Through the first three months of the season the Arizona Diamondbacks are getting it done the old-fashion way.
They’re earning it.
Despite a grocery-sized list of players jumping on and off the disabled list, inconsistency from the starting rotation and seemingly endless issues with the back end of the bullpen somehow, some way the Dbacks continue to lead the National League West.
“The Diamondbacks have something that doesn’t show up on the stat sheet,” ESPN baseball insider Pedro Gomez told Brad Cesmat in a recent interview on ‘Big Guy on Sports.’ “It doesn’t show up in any sabermetric spread sheet and that’s the desire that a lot of those players have from within.”

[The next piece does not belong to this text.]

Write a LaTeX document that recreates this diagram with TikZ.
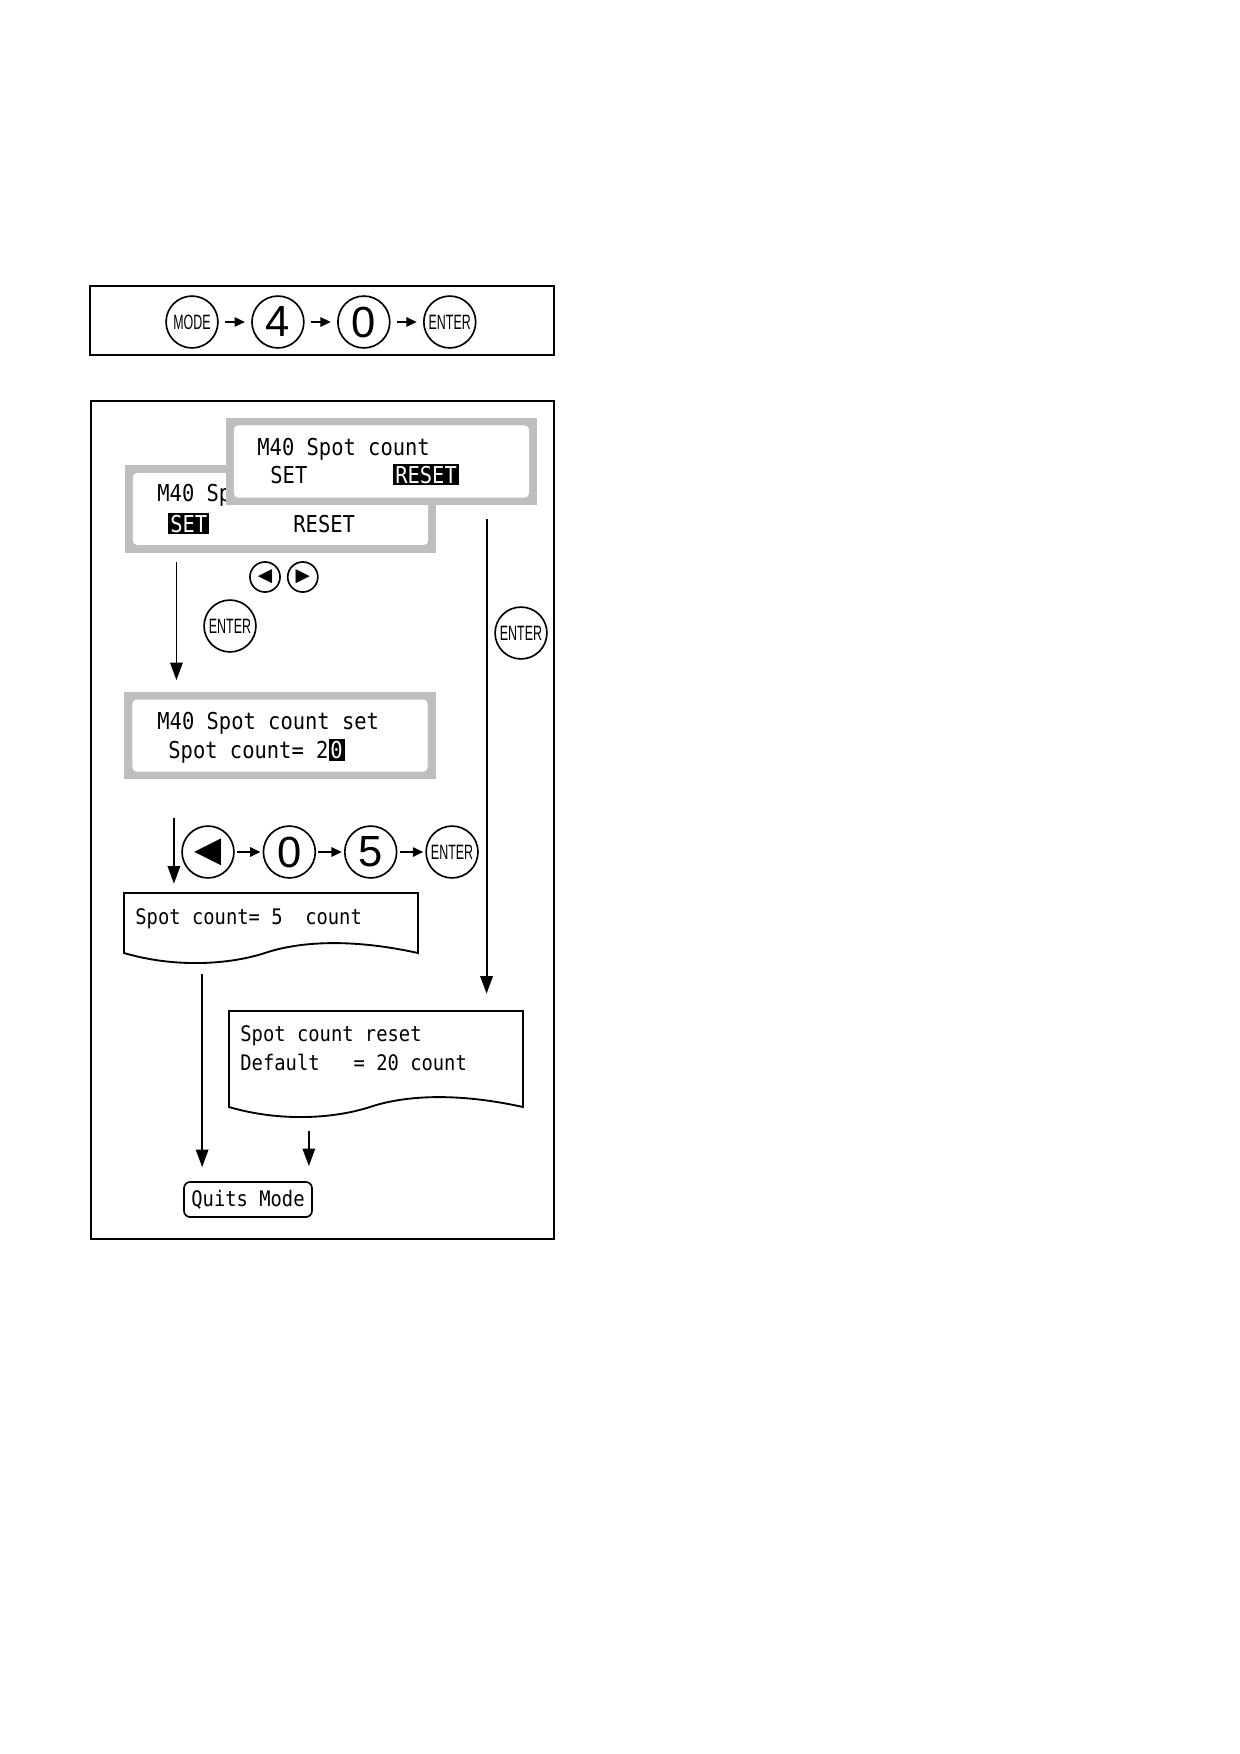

After finishing 81-81 in 2012 general manager Kevin Towers and manager Kirk Gibson agreed a roster shakeup was needed. The overhaul was punctuated by trading Justin Upton to Atlanta just a few weeks before spring training. One of the players who came back to Arizona was versatile, well-respected infielder Martin Prado. Other veteran pieces like Eric Hinske and Eric Chavez were added to provide quality bench depth, something the Snakes lacked last season.
The team-first lunchpail approach, to this point, has worked well.
“You cannot measure what it inside a player’s body off of a spreadsheet,” Gomez explained to Cesmat. “The Dbacks made a lot of talk of…re-shaping the roster into guys who all want to be pulling in the same direction. Now if the talent is there to hold up over 162 [games], that we don’t know.”
Gomez was quick to point out there is talent on the roster even if the lineup lacks true “star power” like many believed they had in Upton who has cooled down offensively after a torrid start with the Braves.
One of the biggest bright spots to this point has been Arizona’s ability to win on the road. They were also the fifth-best fielding team in baseball entering Tuesday’s series opener against the Washington Nationals.